De grandes lacunes et omissions

La laborieuse procédure de recours devant les tribunaux s’achève parfois moins bien pour les défenseuses et défenseurs de l’environnement. Martin Pestalozzi s’en souvient: «La plus grosse gaffe concerne sans doute la surélévation du barrage du Grimsel.» Un ouvrage plus haut submergerait des sites marécageux importants et protégés, les détruisant à jamais, malgré leur parapluie constitutionnel. Comme le montre cette affaire, une plainte déposée auprès de la mauvaise juridiction peut amoindrir les chances de succès. Le Tribunal fédéral a ainsi rejeté les recours des associations de protection de l’environnement et les travaux ont commencé à l’été 2019: «Cet exemple malheureux illustre la raison pour laquelle nombre de juristes donnent au Tribunal fédéral, à Lausanne, le surnom de «‹Loterie romande›», glisse M. Pestalozzi.
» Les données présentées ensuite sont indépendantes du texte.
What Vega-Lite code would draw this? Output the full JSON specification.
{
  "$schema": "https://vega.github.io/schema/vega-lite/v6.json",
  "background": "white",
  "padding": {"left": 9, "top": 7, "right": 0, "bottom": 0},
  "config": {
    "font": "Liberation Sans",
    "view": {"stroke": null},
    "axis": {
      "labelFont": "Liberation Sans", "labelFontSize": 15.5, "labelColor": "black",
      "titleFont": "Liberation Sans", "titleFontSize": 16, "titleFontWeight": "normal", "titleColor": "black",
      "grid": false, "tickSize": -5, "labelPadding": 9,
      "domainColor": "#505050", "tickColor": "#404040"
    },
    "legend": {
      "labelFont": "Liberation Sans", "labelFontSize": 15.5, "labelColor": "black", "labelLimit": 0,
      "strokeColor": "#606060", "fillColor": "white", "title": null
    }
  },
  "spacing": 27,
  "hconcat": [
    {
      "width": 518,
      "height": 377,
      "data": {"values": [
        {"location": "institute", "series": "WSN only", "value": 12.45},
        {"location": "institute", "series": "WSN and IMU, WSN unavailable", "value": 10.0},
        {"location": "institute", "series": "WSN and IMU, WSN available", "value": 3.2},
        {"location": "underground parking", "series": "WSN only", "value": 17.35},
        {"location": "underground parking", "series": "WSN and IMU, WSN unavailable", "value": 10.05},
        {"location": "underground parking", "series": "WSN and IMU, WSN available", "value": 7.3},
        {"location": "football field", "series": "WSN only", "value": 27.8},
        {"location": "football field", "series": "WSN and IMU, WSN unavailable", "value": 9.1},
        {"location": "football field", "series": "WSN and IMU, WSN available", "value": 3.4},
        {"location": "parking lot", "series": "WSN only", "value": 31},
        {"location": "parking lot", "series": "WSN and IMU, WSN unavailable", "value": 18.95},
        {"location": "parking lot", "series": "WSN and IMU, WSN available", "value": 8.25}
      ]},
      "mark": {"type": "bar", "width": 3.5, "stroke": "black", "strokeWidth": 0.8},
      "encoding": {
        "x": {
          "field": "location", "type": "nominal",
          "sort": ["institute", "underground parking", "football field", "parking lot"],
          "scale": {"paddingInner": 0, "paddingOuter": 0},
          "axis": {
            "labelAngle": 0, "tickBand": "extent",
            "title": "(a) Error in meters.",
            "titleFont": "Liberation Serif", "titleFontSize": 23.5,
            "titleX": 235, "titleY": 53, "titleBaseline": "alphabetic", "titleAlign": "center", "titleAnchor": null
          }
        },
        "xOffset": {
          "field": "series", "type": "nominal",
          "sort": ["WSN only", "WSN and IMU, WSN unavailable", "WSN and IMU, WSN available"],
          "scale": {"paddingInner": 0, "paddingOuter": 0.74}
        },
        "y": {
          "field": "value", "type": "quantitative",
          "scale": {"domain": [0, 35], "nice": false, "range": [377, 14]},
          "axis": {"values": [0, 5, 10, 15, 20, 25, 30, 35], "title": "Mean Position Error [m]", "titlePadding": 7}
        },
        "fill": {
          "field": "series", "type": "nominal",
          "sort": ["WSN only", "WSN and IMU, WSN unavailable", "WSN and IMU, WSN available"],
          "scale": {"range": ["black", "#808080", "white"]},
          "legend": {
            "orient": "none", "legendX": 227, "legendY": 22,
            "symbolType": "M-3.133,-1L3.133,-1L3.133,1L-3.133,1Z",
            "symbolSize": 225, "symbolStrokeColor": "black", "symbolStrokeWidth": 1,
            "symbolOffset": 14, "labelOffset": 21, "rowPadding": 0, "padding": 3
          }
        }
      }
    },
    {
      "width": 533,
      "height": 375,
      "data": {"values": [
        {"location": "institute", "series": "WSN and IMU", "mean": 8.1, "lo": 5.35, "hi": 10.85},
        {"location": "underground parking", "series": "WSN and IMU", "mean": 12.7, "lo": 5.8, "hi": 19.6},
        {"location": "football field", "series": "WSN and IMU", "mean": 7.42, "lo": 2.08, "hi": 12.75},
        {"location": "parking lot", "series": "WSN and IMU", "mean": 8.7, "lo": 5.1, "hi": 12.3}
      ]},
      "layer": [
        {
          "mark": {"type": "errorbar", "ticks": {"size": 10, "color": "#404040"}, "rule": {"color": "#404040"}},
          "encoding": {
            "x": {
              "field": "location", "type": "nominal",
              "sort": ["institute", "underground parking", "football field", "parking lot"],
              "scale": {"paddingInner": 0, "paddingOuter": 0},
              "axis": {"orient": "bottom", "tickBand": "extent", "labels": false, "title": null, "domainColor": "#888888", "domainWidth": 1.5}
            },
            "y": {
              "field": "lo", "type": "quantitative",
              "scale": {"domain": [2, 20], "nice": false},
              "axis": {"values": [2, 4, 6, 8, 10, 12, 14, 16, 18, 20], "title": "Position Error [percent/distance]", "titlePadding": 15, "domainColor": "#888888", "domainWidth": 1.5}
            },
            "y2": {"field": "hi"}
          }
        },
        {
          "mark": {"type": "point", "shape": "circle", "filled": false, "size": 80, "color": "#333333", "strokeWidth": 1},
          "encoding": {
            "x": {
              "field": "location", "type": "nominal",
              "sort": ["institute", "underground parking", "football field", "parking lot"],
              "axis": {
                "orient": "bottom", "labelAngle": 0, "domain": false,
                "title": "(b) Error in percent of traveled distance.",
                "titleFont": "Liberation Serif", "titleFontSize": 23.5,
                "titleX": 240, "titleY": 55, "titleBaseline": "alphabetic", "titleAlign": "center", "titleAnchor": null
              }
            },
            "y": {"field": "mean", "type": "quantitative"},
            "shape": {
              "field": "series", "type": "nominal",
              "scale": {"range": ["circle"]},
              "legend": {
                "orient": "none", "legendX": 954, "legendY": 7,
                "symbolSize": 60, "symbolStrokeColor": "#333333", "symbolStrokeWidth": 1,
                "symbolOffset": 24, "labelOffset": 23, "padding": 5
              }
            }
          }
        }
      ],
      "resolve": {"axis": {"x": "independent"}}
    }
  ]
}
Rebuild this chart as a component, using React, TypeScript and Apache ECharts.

Un recours contre la sur­élévation du barrage du Grimsel, porté par Aqua Viva et la Fondation de la Greina, est pendant au Tribunal fédéral. Le verdict devrait révéler à quel point la protection des marais est véritablement importante quand des intérêts nationaux sont en jeu. 
Martin Pestalozzi se souvient d’autres étapes cruciales pour le droit de l’environnement au sens large. Parmi celles-ci, l’adoption de l’Initiative des Alpes en 1994. «Même si elle n’a pas créé de nouvelles voies de recours», comme le relativise l’avocat, elle a donné du poids à la protection de l’environnement et des paysages auprès de la population. Et la loi sur la chasse, récemment refusée dans les urnes, comptait aussi beaucoup pour M. Pestalozzi. «Peu de gens avaient conscience du fait que son adoption aurait considérablement restreint le très important droit de recours des associations», note-t-il. Cette courte victoire est tout à l’honneur des associations environnementales, qui ont été presque seules à soutenir le «non» au référendum. 
M. Pestalozzi déplore que la situation actuelle soit tout sauf réjouissante, malgré les succès précités. On peut à peine se féliciter de la sauvegarde qualitative des lacs et des cours d’eau. Pour ce qui est de la protection du climat, de la biodiversité, de la préservation des paysages, de la qualité de l’air, de la protection contre les nuisances sonores, notre interlocuteur constate partout de grandes lacunes et omissions. «Je suis, hélas, plutôt pessimiste quant à l’avenir.»